Job :: Wherever a line in the data below holds "with", copy that line.

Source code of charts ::
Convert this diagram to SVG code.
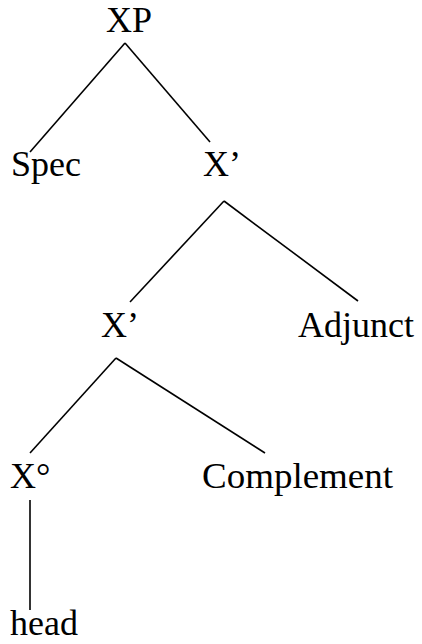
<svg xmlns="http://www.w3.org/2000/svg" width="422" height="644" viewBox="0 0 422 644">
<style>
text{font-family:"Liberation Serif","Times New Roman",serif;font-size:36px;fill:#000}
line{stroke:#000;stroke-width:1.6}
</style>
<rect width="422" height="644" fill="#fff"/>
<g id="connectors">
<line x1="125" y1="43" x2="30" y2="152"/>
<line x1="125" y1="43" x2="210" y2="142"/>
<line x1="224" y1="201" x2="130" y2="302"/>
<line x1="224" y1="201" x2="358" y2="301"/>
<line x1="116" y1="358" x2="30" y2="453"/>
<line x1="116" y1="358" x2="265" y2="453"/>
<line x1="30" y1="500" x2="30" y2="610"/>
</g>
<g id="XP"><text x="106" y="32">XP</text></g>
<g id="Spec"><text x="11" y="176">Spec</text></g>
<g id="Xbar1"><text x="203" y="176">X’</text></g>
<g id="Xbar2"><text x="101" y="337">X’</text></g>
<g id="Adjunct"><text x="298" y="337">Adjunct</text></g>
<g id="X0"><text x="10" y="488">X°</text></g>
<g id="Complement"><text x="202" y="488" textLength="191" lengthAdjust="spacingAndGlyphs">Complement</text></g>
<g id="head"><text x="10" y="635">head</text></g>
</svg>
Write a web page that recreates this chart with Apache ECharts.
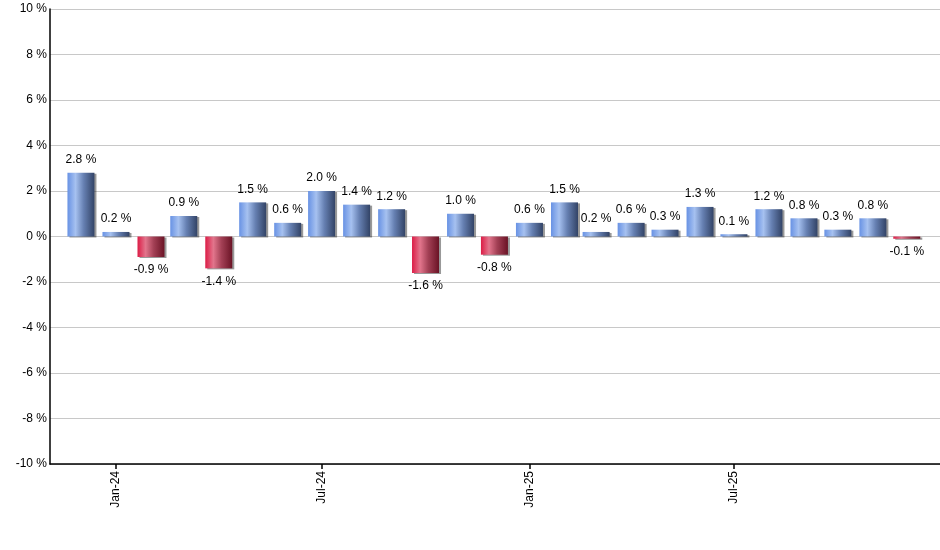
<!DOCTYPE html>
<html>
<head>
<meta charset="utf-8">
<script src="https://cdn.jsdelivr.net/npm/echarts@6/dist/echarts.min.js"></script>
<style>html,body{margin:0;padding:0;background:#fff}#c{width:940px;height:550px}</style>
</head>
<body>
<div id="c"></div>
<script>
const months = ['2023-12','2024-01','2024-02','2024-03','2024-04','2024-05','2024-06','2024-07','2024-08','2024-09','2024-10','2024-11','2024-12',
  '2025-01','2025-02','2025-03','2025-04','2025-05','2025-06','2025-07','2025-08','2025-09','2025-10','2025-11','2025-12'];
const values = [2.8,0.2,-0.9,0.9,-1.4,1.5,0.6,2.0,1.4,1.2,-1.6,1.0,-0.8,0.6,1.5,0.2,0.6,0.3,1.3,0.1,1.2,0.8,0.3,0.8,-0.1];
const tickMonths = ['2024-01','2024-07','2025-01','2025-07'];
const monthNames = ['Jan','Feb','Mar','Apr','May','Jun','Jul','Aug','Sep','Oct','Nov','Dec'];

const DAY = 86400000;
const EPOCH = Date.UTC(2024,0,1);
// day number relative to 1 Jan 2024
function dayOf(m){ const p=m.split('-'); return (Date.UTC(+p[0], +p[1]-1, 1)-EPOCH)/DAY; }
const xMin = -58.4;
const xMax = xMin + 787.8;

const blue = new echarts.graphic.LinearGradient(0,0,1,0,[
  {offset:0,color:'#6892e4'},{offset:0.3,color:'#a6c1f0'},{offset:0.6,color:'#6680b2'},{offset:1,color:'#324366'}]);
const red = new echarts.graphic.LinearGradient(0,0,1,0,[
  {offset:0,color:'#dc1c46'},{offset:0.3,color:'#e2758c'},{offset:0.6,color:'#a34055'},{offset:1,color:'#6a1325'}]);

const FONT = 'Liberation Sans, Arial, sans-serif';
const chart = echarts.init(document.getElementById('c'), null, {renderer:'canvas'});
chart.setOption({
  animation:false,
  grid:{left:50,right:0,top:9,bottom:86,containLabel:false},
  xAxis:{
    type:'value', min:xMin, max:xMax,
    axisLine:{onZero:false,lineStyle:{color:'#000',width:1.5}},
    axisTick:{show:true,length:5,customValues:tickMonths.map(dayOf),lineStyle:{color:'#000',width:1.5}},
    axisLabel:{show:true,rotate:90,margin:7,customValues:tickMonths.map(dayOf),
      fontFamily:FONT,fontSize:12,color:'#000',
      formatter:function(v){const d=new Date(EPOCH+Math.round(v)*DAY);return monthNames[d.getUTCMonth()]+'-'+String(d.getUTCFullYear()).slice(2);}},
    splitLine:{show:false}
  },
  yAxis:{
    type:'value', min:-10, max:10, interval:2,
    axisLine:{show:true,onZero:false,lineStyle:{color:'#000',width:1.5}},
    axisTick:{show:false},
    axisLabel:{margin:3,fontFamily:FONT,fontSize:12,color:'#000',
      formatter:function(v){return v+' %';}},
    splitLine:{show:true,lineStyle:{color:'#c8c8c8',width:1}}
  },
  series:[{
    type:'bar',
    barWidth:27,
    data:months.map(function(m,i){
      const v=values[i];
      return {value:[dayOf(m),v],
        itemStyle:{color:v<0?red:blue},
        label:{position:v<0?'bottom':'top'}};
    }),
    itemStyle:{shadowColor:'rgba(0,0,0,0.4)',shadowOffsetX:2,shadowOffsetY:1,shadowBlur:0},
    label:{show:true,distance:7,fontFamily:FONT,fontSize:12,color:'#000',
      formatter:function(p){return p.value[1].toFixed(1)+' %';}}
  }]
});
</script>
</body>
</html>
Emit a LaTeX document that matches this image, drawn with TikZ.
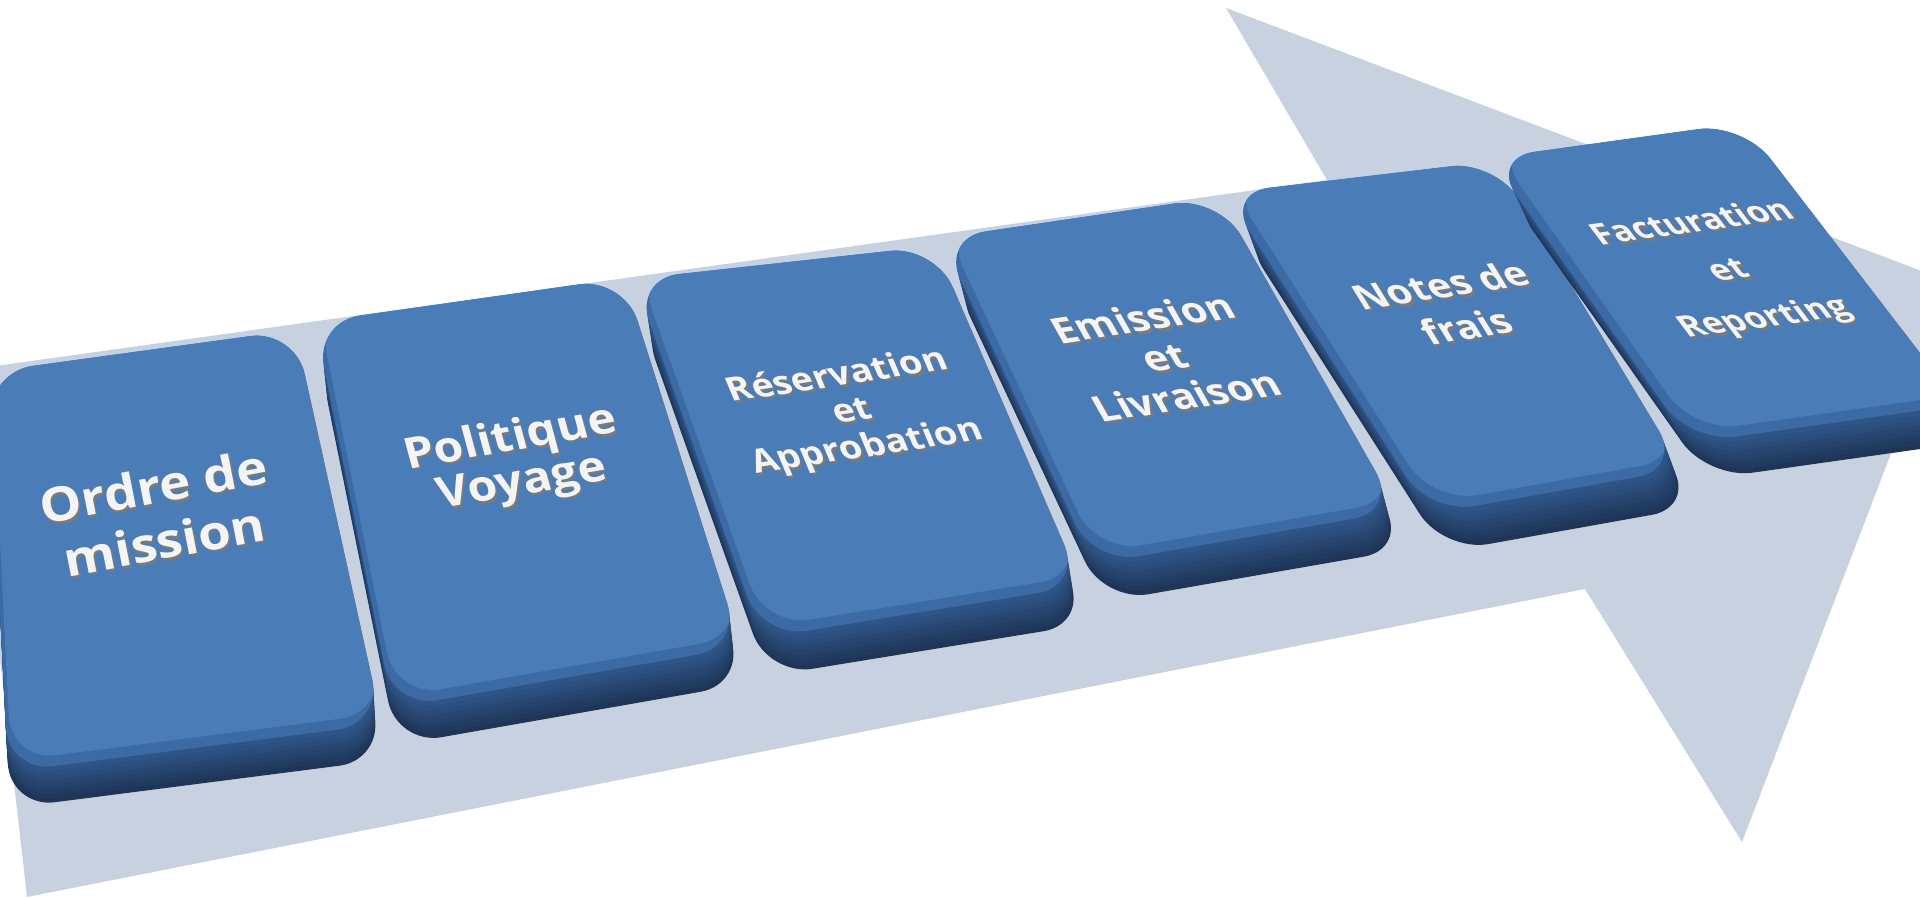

Answer to this problem ::
Write a web page that recreates this chart with Apache ECharts.
Emit a LaTeX document that matches this image, drawn with TikZ.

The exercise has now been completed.